▶ _What the task requires_: Using the data below, determine the number of lines that include the string "this". Write only that number.
--- START Data for processing ---
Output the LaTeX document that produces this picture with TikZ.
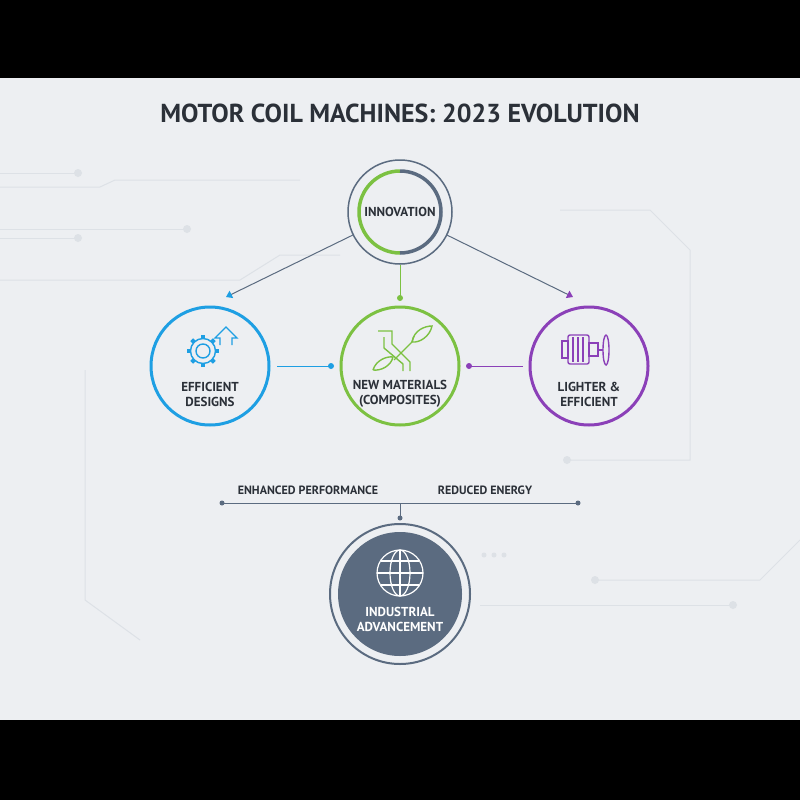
\documentclass[tikz,border=0pt]{standalone}
\usepackage{fontspec}
\setmainfont{PT Sans}
\usetikzlibrary{arrows.meta}
\definecolor{bg}{HTML}{EDEFF2}
\definecolor{dark}{HTML}{2B3038}
\definecolor{slate}{HTML}{5B6B80}
\definecolor{cblue}{HTML}{1E9FE3}
\definecolor{cgreen}{HTML}{7CC142}
\definecolor{cpurple}{HTML}{8B40B8}
\definecolor{faint}{HTML}{DDE1E6}
\tikzset{
  lbl/.style={font=\bfseries\fontsize{13}{15}\selectfont, text=dark, align=center},
  ring/.style={circle, line width=3pt, minimum size=118pt, fill=bg},
  conn/.style={line width=1pt},
  bg line/.style={faint, line width=1pt},
}
\begin{document}
\begin{tikzpicture}[x=1pt,y=-1pt]
\fill[black] (0,0) rectangle (800,800);
\fill[bg] (0,78) rectangle (800,720);
\useasboundingbox (0,0) rectangle (800,800);
% faint background circuit lines
\draw[bg line] (0,173) -- (78,173);
\fill[faint] (78,173) circle (4);
\draw[bg line] (0,187) -- (100,187) -- (115,180) -- (300,180);
\draw[bg line] (0,229) -- (185,229);
\fill[faint] (187,229) circle (4);
\draw[bg line] (0,238) -- (78,238);
\fill[faint] (78,238) circle (4);
\draw[bg line] (0,280) -- (240,280) -- (280,255) -- (340,255);
\draw[bg line] (560,210) -- (650,210) -- (690,250) -- (690,460) -- (570,460);
\fill[faint] (567,460) circle (4);
\draw[bg line] (85,370) -- (85,600) -- (140,640);
\draw[bg line] (595,580) -- (760,580) -- (800,540);
\fill[faint] (595,580) circle (4);
\draw[bg line] (480,605) -- (730,605);
\fill[faint] (733,605) circle (4);
\foreach \x in {484,494,504} \fill[faint] (\x,555) circle (2.5);
% title
\node[font=\bfseries\fontsize{26}{30}\selectfont, text=dark] (title) at (400,113) {MOTOR COIL MACHINES: 2023 EVOLUTION};
% innovation
\node[circle, draw=slate, line width=1.5pt, minimum size=104pt, fill=bg] (inn) at (400,212) {};
\draw[cgreen, line width=3.5pt] (400,171) arc[start angle=270, end angle=90, radius=41];
\draw[slate, line width=3.5pt] (400,171) arc[start angle=-90,end angle=90,radius=41];
\node[lbl, font=\bfseries\fontsize{13}{15}\selectfont] (innt) at (400,212) {INNOVATION};
% three circles
\node[ring, draw=cblue] (eff) at (210,366) {};
\node[ring, draw=cgreen] (mat) at (400,366) {};
\node[ring, draw=cpurple] (lig) at (589,366) {};
\node[lbl] at (210,394) {EFFICIENT\\DESIGNS};
\node[lbl] at (400,394) {NEW MATERIALS\\(COMPOSITES)};
\node[lbl] at (589,394) {LIGHTER \&\\EFFICIENT};
% gear icon
\begin{scope}[cblue, line width=1.4pt]
\foreach \a in {0,45,...,315} \draw[line width=4pt] (203,351) ++(\a:12) -- ++(\a:4);
\draw (203,351) circle (12.5);
\draw (203,351) circle (7);
\draw (220,345) -- (220,338) -- (215,338) -- (226,327) -- (237,338) -- (232,338) -- (232,345);
\end{scope}
% materials icon
\begin{scope}[cgreen, line width=1.4pt]
\draw (378,331) -- (392,331) -- (392,344) -- (410,362) -- (410,371);
\draw (384,337) -- (384,348) -- (403,364) -- (403,371);
\draw (394,360) -- (412,342) -- (414,336);
\draw (412,342) .. controls (414,330) and (425,326) .. (432,326) .. controls (430,336) and (420,343) .. (412,342);
\draw (373,370) .. controls (376,360) and (387,356) .. (393,357) .. controls (391,366) and (381,371) .. (373,370);
\end{scope}
% motor icon
\begin{scope}[cpurple, line width=1.4pt]
\draw[rounded corners=2pt] (568,335) rectangle (589,364);
\draw (562,341) rectangle (568,358);
\foreach \x in {573,578,583} \draw (\x,337) -- (\x,362);
\draw (589,343) rectangle (598,356);
\draw (598,350) -- (603,350);
\draw (606,350) ellipse (3 and 15);
\end{scope}
% connectors
\draw[conn, slate, -{Triangle[length=6pt,width=8pt,color=cblue]}] (inn) -- (226,297);
\draw[conn, slate, -{Triangle[length=6pt,width=8pt,color=cpurple]}] (inn) -- (573,297);
\draw[conn, cgreen] (inn.south) -- (400,298);
\fill[cgreen] (400,298) circle (3);
\draw[conn, cblue] (277,366) -- (331,366);
\fill[cblue] (331,366) circle (3);
\draw[conn, cpurple] (523,366) -- (470,366);
\fill[cpurple] (469,366) circle (3);
% bracket
\coordinate (bl) at (222,503);
\coordinate (br) at (578,503);
\coordinate (bm) at (400,503);
\coordinate (bd) at (400,518);
\draw[conn, slate] (bl) -- (br);
\draw[conn, slate] (bm) -- (bd);
\foreach \c in {bl,br,bd} \fill[slate] (\c) circle (2.5);
\node[lbl, font=\bfseries\fontsize{12}{14}\selectfont] (ep) at (308,490) {ENHANCED PERFORMANCE};
\node[lbl, font=\bfseries\fontsize{12}{14}\selectfont] (re) at (485,490) {REDUCED ENERGY};
% industrial
\node[circle, draw=slate, line width=2pt, minimum size=140pt] (ind) at (400,594) {};
\node[circle, fill=slate, minimum size=124pt] (indi) at (400,594) {};
\begin{scope}[white, line width=1.2pt]
\draw (400,573) circle (23);
\draw (400,573) ellipse (10 and 23);
\draw (400,550) -- (400,596);
\draw (377,573) -- (423,573);
\draw (381,561) -- (419,561);
\draw (381,585) -- (419,585);
\end{scope}
\node[font=\bfseries\fontsize{13}{15}\selectfont, text=white, align=center] (indt) at (400,619) {INDUSTRIAL\\ADVANCEMENT};
\end{tikzpicture}
\end{document}
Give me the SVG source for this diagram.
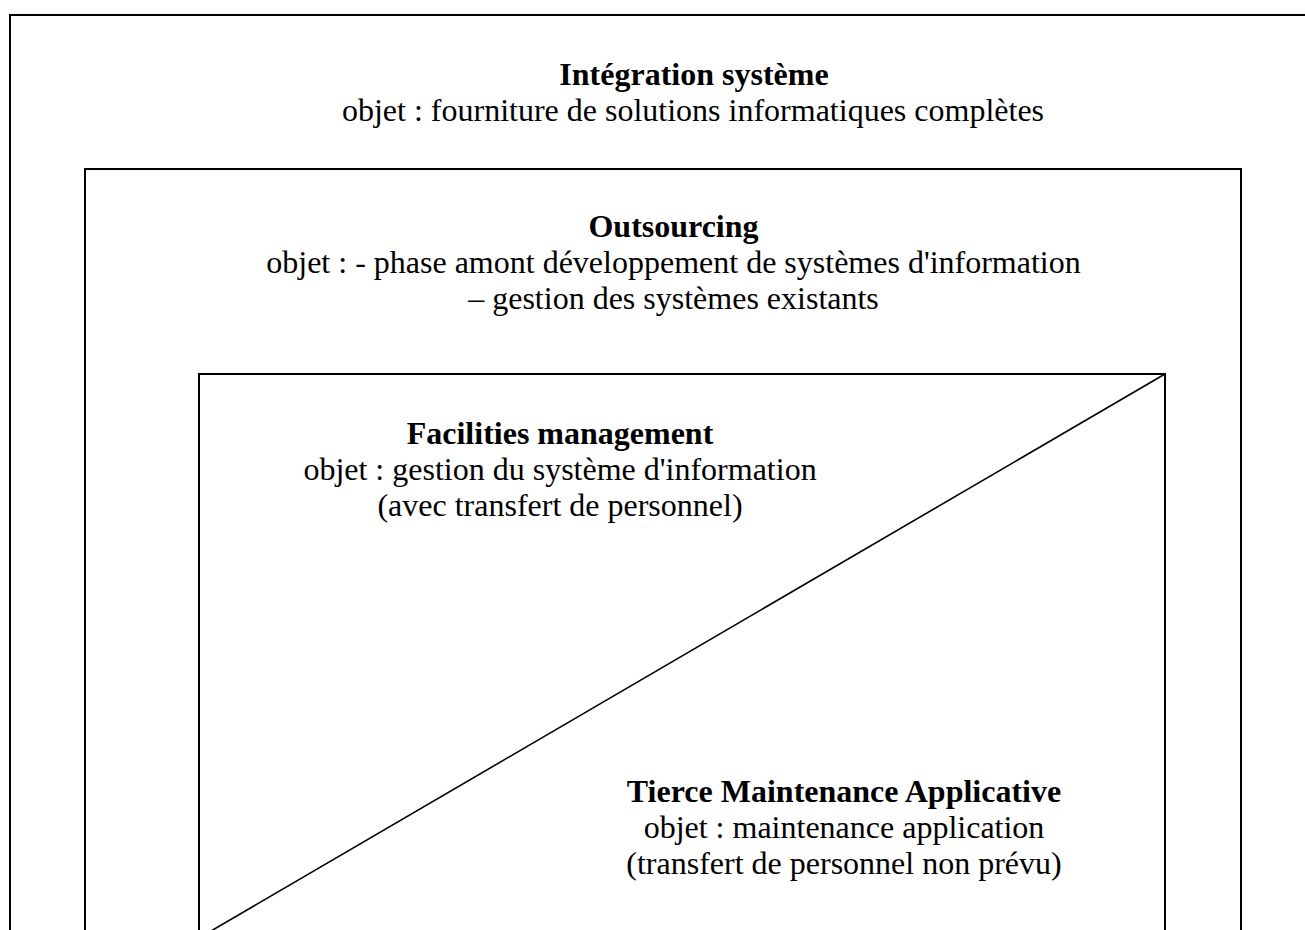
<svg xmlns="http://www.w3.org/2000/svg" width="1305" height="930" viewBox="0 0 1305 930">
<style>
.box{fill:none;stroke:#000;stroke-width:2}
.diag{fill:none;stroke:#000;stroke-width:1.6}
text{font-family:"Liberation Serif","Times New Roman",serif;font-size:32px;fill:#000;text-anchor:middle}
.t{font-weight:bold}
</style>
<rect width="1305" height="930" fill="#fff"/>
<g id="integration">
<rect class="box" x="10" y="15" width="1380" height="960"/>
<text class="t" x="694" y="85">Intégration système</text>
<text x="693" y="121">objet : fourniture de solutions informatiques complètes</text>
</g>
<g id="outsourcing">
<rect class="box" x="85" y="169" width="1156" height="800"/>
<text class="t" x="673.5" y="237">Outsourcing</text>
<text x="673.5" y="273">objet : - phase amont développement de systèmes d'information</text>
<text x="673.5" y="309">– gestion des systèmes existants</text>
</g>
<g id="facilities">
<rect class="box" x="199" y="374" width="966" height="564"/>
<text class="t" x="560" y="444">Facilities management</text>
<text x="560" y="480">objet : gestion du système d'information</text>
<text x="560" y="516">(avec transfert de personnel)</text>
</g>
<g id="tma">
<text class="t" x="844" y="802">Tierce Maintenance Applicative</text>
<text x="844" y="838">objet : maintenance application</text>
<text x="844" y="874">(transfert de personnel non prévu)</text>
</g>
<g id="connectors">
<line class="diag" x1="1165" y1="374" x2="199" y2="938"/>
</g>
</svg>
--- END Data for processing ---
▶ _Answer_: 2